Can you imagine an ancient city where one’s place in society was determined by an annual lottery? Or an infinite library containing every book that ever has been, or will be written? What about a fictional nation imagined into reality by a group of conspiring intellectuals, or a certain point in space-time from which one can see everything in the universe simultaneously? These were just a few of the weird and wonderful creations that sprang forth from the imagination of Argentine author Jorge Luis Borges (1899-1986), a writer hailed by many as the father of magic realism and the finest author never to have won the Nobel Prize in Literature.

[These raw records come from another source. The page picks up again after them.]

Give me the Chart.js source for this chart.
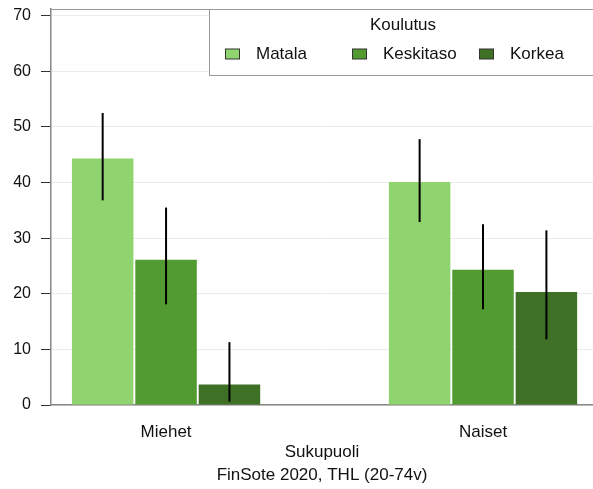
<!DOCTYPE html>
<html>
<head>
<meta charset="utf-8">
<script src="https://cdn.jsdelivr.net/npm/chart.js@4"></script>
<style>
  html, body { margin: 0; padding: 0; background: #fff; overflow: hidden; }
  #wrap { width: 593px; height: 489px; }
</style>
</head>
<body>
<div id="wrap"><canvas id="chart"></canvas></div>
<script>
const categories = ['Miehet', 'Naiset'];
const levels = ['Matala', 'Keskitaso', 'Korkea'];
const matala = [44.3, 40.1];
const keskitaso = [26.1, 24.3];
const korkea = [3.7, 20.3];
const matalaLow = [36.8, 32.9];
const matalaHigh = [52.5, 47.8];
const keskitasoLow = [18.1, 17.2];
const keskitasoHigh = [35.5, 32.5];
const korkeaLow = [0.6, 11.8];
const korkeaHigh = [11.3, 31.4];
const yTicks = [0, 10, 20, 30, 40, 50, 60, 70];

const colors = ['#90d46f', '#529b30', '#3e7126'];
const lows = [matalaLow, keskitasoLow, korkeaLow];
const highs = [matalaHigh, keskitasoHigh, korkeaHigh];
const FONT = 'Liberation Sans, Arial, sans-serif';

function points(values) {
  return values.map((v, i) => ({ x: i + 1, y: v }));
}

const errorBars = {
  id: 'errorBars',
  afterDatasetsDraw(chart) {
    const ctx = chart.ctx;
    const y = chart.scales.y;
    ctx.save();
    ctx.strokeStyle = '#000';
    ctx.lineWidth = 2;
    chart.data.datasets.forEach((ds, d) => {
      chart.getDatasetMeta(d).data.forEach((bar, i) => {
        ctx.beginPath();
        ctx.moveTo(bar.x, y.getPixelForValue(lows[d][i]));
        ctx.lineTo(bar.x, y.getPixelForValue(highs[d][i]));
        ctx.stroke();
      });
    });
    ctx.restore();
  }
};

const frameAndLegend = {
  id: 'frameAndLegend',
  afterDraw(chart) {
    const ctx = chart.ctx;
    const a = chart.chartArea;
    ctx.save();
    // top frame line
    ctx.strokeStyle = '#999';
    ctx.lineWidth = 1;
    ctx.beginPath();
    ctx.moveTo(a.left, a.top + 0.5);
    ctx.lineTo(a.right, a.top + 0.5);
    ctx.stroke();

    // legend box
    const bx = 209.5, by = a.top + 0.5, bw = 400, bh = 66;
    ctx.fillStyle = '#fff';
    ctx.fillRect(bx, by, bw, bh);
    ctx.strokeStyle = '#999';
    ctx.strokeRect(bx, by, bw, bh);

    ctx.fillStyle = '#111';
    ctx.font = '17px ' + FONT;
    ctx.textBaseline = 'middle';
    ctx.textAlign = 'center';
    ctx.fillText('Koulutus', 403, by + 16);

    const starts = [225, 352, 479];
    ctx.textAlign = 'left';
    chart.data.datasets.forEach((ds, d) => {
      const x = starts[d];
      const cy = by + 45;
      ctx.fillStyle = ds.backgroundColor;
      ctx.fillRect(x + 0.5, cy - 5.5, 14, 10);
      ctx.strokeStyle = '#333';
      ctx.strokeRect(x + 0.5, cy - 5.5, 14, 10);
      ctx.fillStyle = '#111';
      ctx.fillText(ds.label, x + 31, cy);
    });
    ctx.restore();
  }
};

const datasets = [matala, keskitaso, korkea].map((vals, d) => ({
  label: levels[d],
  data: points(vals),
  backgroundColor: colors[d],
  borderWidth: 0,
  categoryPercentage: 0.6,
  barPercentage: 0.97
}));

new Chart(document.getElementById('chart'), {
  type: 'bar',
  data: { datasets: datasets },
  plugins: [errorBars, frameAndLegend],
  options: {
    responsive: true,
    maintainAspectRatio: false,
    animation: false,
    layout: { padding: { top: 9, right: 0, left: 0, bottom: 0 } },
    plugins: {
      legend: { display: false },
      tooltip: { enabled: false }
    },
    scales: {
      x: {
        type: 'linear',
        offset: false,
        min: 0.637,
        max: 2.347,
        afterBuildTicks: (scale) => {
          scale.ticks = categories.map((c, i) => ({ value: i + 1 }));
        },
        afterFit: (scale) => { scale.height = 84; },
        grid: { display: false, drawTicks: false },
        border: { display: true, color: '#888', width: 1.5 },
        ticks: {
          padding: 17,
          color: '#111',
          font: { family: FONT, size: 17 },
          callback: (v) => categories[v - 1]
        },
        title: {
          display: true,
          text: ['Sukupuoli', 'FinSote 2020, THL (20-74v)'],
          color: '#111',
          font: { family: FONT, size: 17, lineHeight: 1.35 },
          padding: { top: 0, bottom: 2 }
        }
      },
      y: {
        min: 0,
        max: 71.2,
        afterBuildTicks: (scale) => {
          scale.ticks = yTicks.map(v => ({ value: v }));
        },
        afterFit: (scale) => {
          scale.width = 51;
          scale.paddingTop = 0;
          scale.paddingBottom = 0;
        },
        grid: { color: '#ebebeb', tickColor: '#333', tickLength: 10 },
        border: { display: true, color: '#888', width: 1.5 },
        ticks: {
          padding: 10,
          color: '#111',
          font: { family: FONT, size: 16 }
        }
      }
    }
  }
});
</script>
</body>
</html>
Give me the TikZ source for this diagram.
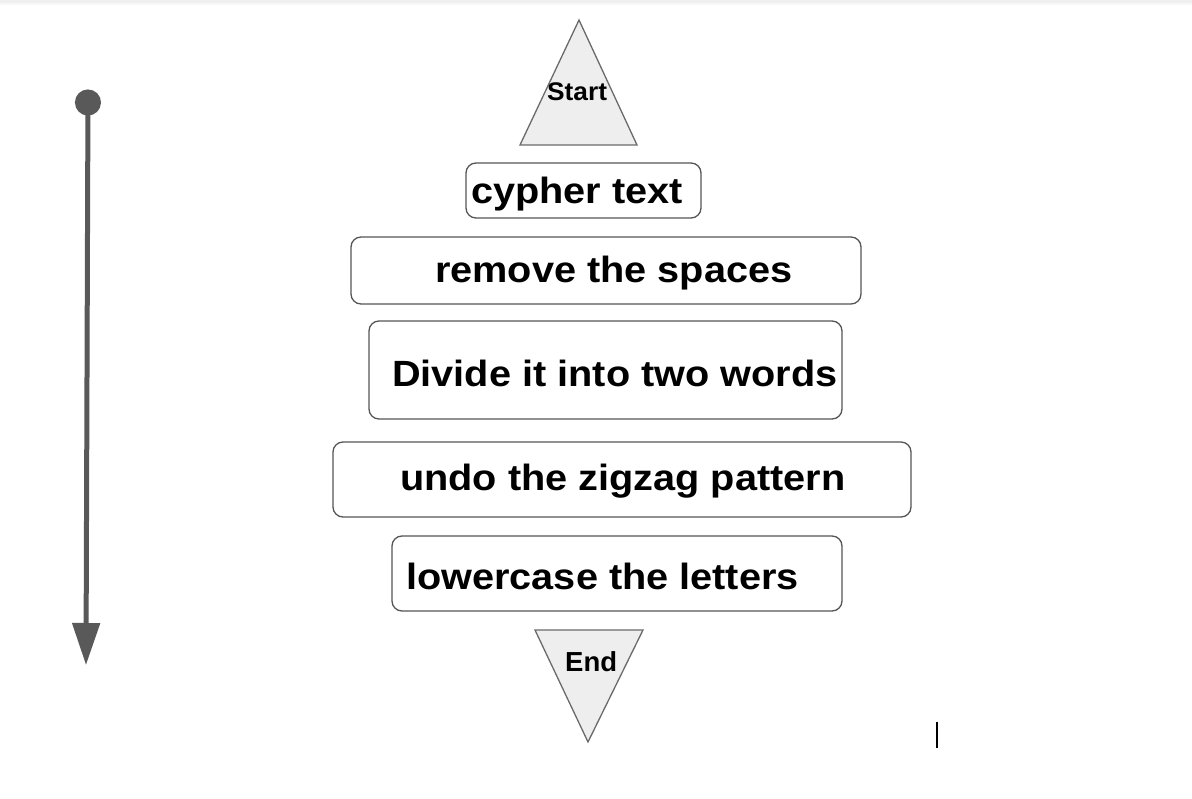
\documentclass[tikz,border=0pt]{standalone}
\usepackage{fontspec}
\setmainfont{Liberation Sans}
\usetikzlibrary{arrows.meta}
\definecolor{boxline}{HTML}{555555}
\definecolor{triline}{HTML}{6A6A6A}
\definecolor{trifill}{HTML}{EEEEEE}
\definecolor{flowgray}{HTML}{595959}
\begin{document}
\begin{tikzpicture}[x=1pt,y=-1pt,
  stepbox/.style={draw=boxline,line width=1.3pt,rounded corners=10pt,inner sep=0pt},
  steptext/.style={anchor=base west,inner sep=0pt,xscale=1.087,font=\fontsize{36.5}{44}\selectfont\bfseries},
  tri/.style={draw=triline,fill=trifill,line width=1.3pt,line join=miter},
  tritext/.style={anchor=base west,inner sep=0pt,font=\fontsize{25.5}{30}\selectfont\bfseries},
  flow/.style={draw=flowgray,line width=5pt,
    {Circle[length=26pt 0 0,width=26pt 0 0]}-{Triangle[length=42pt 0 0,width=27pt 0 0]}}]
\useasboundingbox (0,0) rectangle (1192,799);
\fill[white] (0,0) rectangle (1192,799);
% top shadow strip
\fill[gray!12] (0,0) rectangle (1192,3);
\fill[gray!6] (0,3) rectangle (1192,5);
% start triangle
\draw[tri] (579,20) -- (637,145) -- (520,145) -- cycle;
\node[tritext,xscale=1.03] (start) at (547,101) {Start};
% steps
\node[stepbox,minimum width=235pt,minimum height=55pt] (b1) at (583.5,190.5) {};
\node[steptext] (t1) at (471,204) {cypher text};
\node[stepbox,minimum width=510pt,minimum height=67pt] (b2) at (606,270.5) {};
\node[steptext] (t2) at (435,283) {remove the spaces};
\node[stepbox,minimum width=473pt,minimum height=98pt] (b3) at (605.5,370) {};
\node[steptext] (t3) at (392,387) {Divide it into two words};
\node[stepbox,minimum width=578pt,minimum height=75pt] (b4) at (622,479.5) {};
\node[steptext] (t4) at (400,490) {undo the zigzag pattern};
\node[stepbox,minimum width=450pt,minimum height=75pt] (b5) at (617,573.5) {};
\node[steptext] (t5) at (406,589) {lowercase the letters};
% end triangle
\draw[tri] (535,630) -- (643,630) -- (588,742) -- cycle;
\node[tritext,font=\fontsize{27.5}{32}\selectfont\bfseries] (end) at (565,671) {End};
% left flow arrow
\coordinate (ftop) at (88,89.5);
\coordinate (fbot) at (86,665);
\draw[flow] (ftop) -- (fbot);
% text cursor
\draw[black,line width=2pt] (937,722) -- (937,748);
\end{tikzpicture}
\end{document}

A prolific writer of short stories, poems and essays, Borges began writing in the 1920s, but wasn’t to find fame outside his native Argentina until the early-1960s, when his works started to appear regularly in magazines and anthologies published in English-speaking countries. Concerning themselves with dreams, magic, mythology and religion, as well as a healthy dose of Latin American history, Borges’ short stories usually had as their centrepiece a single idea that was at once profoundly strange yet elegantly simple. Rendered in his rich and lucid prose (qualities which even survive the translation into English), these tales of peculiar people and fantastic places draw the reader into a world where mythological beasts rub shoulders with Argentine revolutionaries, and impossible cities built on philosophical conundrums serve as the backdrop for deceptively simple stories of love, loss and revenge. Frequently drawing on influences as diverse as the Greek myths, the poetry of William Blake and Cervantes’ Don Quixote, Borges also paid tribute to Conan Doyle’s Sherlock Holmes stories (in cat-and-mouse thriller Death and the Compass) and H.P. Lovecraft’s Cthulu mythos (in creepy horror story There Are More Things). His ability to distil these myriad influences into a style which was undeniably his own was Borges’ greatest strength, and many of the best of these fantastical tales are collected in the anthologies Fictions (1944) and Aleph (1949).
In his later life, the bulk of Borges’ writing would become more realistic in tone, with the stories collected in anthologies like Brodie’s Report (1971) and The Book of Sand (1977) dealing primarily in historical fiction, tales of life in the slums of Buenos Aires and more prosaic musings on mortality. But even with this more mundane subject matter, Borges’ talent for making the everyday appear magical shines through, every sentence of his writing seeming at times like a literary banquet. Despite the great reverence shown to his work in literary circles, Borges’ writing has never achieved the more widespread recognition of popular magic realists like Gabriel Garcia Marquez or Salman Rushdie, but any reader who loves enchanting tales of the weird and wonderful is much deprived by an ignorance of Borges’ short stories, particularly his earlier work. Go forth and discover Jorge Luis Borges, probably the best writer you’ve never read!